侍者のことば(夏の臨済録結集 一日目)
8月29日、30日の二日間、管長様は東京湯島の麟祥院で行われている和尚様の勉強会にいらしています。
僧堂の皆も和尚様方と一緒に参加させていただいております。
講師を勤められる方は、各僧堂の老大師、駒沢大学の小川隆先生、曹洞宗の藤田一照師と、錚々たる顔ぶれです。
初日の今日は、愛媛大乗寺の老大師の提唱から始まりました。
僧堂の雲水は、普段自分の僧堂の提唱しか聴きませんので、他の老師様の提唱を聴くのはとても新鮮です。
今回は『臨済録』の中から坐禅の造業についての部分をお話していただきました。
「坐禅は業を造る、しかしそれでも我々は坐禅をしなくてはならない」
老師様は力強くお示し下さいました。
そのお言葉に惹きつけらるように老師のお姿を拝見すると、背筋のすーっと伸びたとても美しい坐相でした。まさに全身をもって提唱されている姿に、おのずと自分の背筋も伸びていることに気付きました。

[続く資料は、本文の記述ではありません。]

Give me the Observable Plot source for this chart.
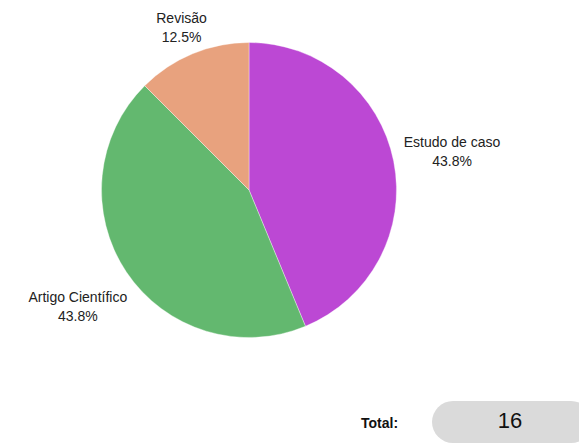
<!DOCTYPE html>
<html>
<head>
<meta charset="utf-8">
<script src="https://cdn.jsdelivr.net/npm/d3@7"></script>
<script src="https://cdn.jsdelivr.net/npm/@observablehq/plot@0.6"></script>
<style>
  html, body { margin: 0; padding: 0; background: #fff; }
  #wrap { position: relative; width: 579px; height: 444px; font-family: "Liberation Sans", Arial, sans-serif; }
  #total-label { position: absolute; left: 361px; top: 415px; font-size: 14px; font-weight: bold; color: #111; }
  #total-box { position: absolute; left: 432px; top: 401px; width: 160px; height: 42px; border-radius: 21px; background: #dadada; }
  #total-value { position: absolute; left: 432px; top: 400px; width: 156px; height: 42px; line-height: 42px; text-align: center; font-size: 22px; color: #111; }
</style>
</head>
<body>
<div id="wrap">
  <div id="chart"></div>
  <div id="total-label">Total:</div>
  <div id="total-box"></div>
  <div id="total-value"></div>
</div>
<script>
const categories = ["Estudo de caso", "Artigo Científico", "Revisão"];
const counts = [7, 7, 2];
const percentLabels = ["43.8%", "43.8%", "12.5%"];
const colors = ["#bc48d4", "#63b86f", "#e8a27e"];
const total = 16;

const data = categories.map((c, i) => ({category: c, count: counts[i], pct: percentLabels[i]}));
const arcs = d3.pie().sort(null).value(d => d.count)(data);

const labelR = 1.4, topLimit = 1.112;
const labels = arcs.map(a => {
  const m = (a.startAngle + a.endAngle) / 2;
  const s = Math.sin(m), c = Math.cos(m);
  let r = labelR;
  if (c > 0 && r * c > topLimit) r = topLimit / c;
  return {x: r * s, y: r * c, text: a.data.category + "\n" + a.data.pct};
});

const W = 579, H = 380;
const plot = Plot.plot({
  width: W,
  height: H,
  marginLeft: 101.5,
  marginRight: 182.5,
  marginTop: 42.5,
  marginBottom: 42.5,
  x: {domain: [-1, 1], axis: null},
  y: {domain: [-1, 1], axis: null},
  style: {fontFamily: "'Liberation Sans', Arial, sans-serif", background: "white"},
  marks: [
    (index, scales) => {
      const cx = scales.x(0), cy = scales.y(0);
      const R = scales.x(1) - scales.x(0);
      const g = d3.create("svg:g").attr("transform", `translate(${cx},${cy})`);
      const arcGen = d3.arc().innerRadius(0).outerRadius(R);
      g.selectAll("path").data(arcs).join("path")
        .attr("d", arcGen)
        .attr("fill", (d, i) => colors[i])
        .attr("stroke", "#ffffff")
        .attr("stroke-opacity", 0.6)
        .attr("stroke-width", 0.6);
      return g.node();
    },
    Plot.text(labels, {
      x: "x", y: "y", text: "text",
      fontSize: 14, fill: "#222", lineHeight: 1.35,
      textAnchor: "middle", lineAnchor: "middle"
    })
  ]
});
document.getElementById("chart").appendChild(plot);
document.getElementById("total-value").textContent = String(total);
</script>
</body>
</html>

午後は京都八幡の円福寺の老大師による歩行禅指導です。
一人畳一枚を一呼吸一呼吸ゆっくりと歩いていきます。「自然な呼吸を観察する」というのが、なかなか難しいのですが、老師様によるとても丁寧なガイダンスに従っていくうちに、力みもとれ、気がつくとあっという間に一時間が過ぎていました。
続いて小川隆先生の禅語録講義です。
『臨済録』の中でも有名な臨済禅師臨終の問答についてご教示いただきました。
宗門の伝統的な解釈や、これまでの学界の解釈とも違う新たな解釈を学んでみると、『臨済録』がより一層活き活きとした語録であることがわかりました。やはり、もっともっと語録を学んでいかねばなりません。
本日の最後は曹洞宗の藤田一照師のお話です。
藤田先生の『現代坐禅講義』は僧堂に入る前に拝読していましたが、今回はパワーポイントを使ってさらに明快に坐禅について、修行についてお示しいただきました。
所有havingの次元から存在beingの次元へとパラダイムシフトすることがお釈迦様の修行であったととてもわかりやすく説明していただきました。
我が身を振り返ってみると、僧堂で修行生活を送っていても、「あれを経験した」「これができるようになった」と一見自分が成長したような気がすることもありますが、それは結局、経験や能力を「所有having」しているだけで、かえって迷いの世界の泥沼にはまっていたのだ、と気づかされました。
時間切れの為、最後のボディワークがほとんどできませんでしたが、管長様のお取り計らいで明日改めて時間を作って下さるとのことで、また明日が楽しみです。
僧堂の皆も、たくさん学び充実した顔でした。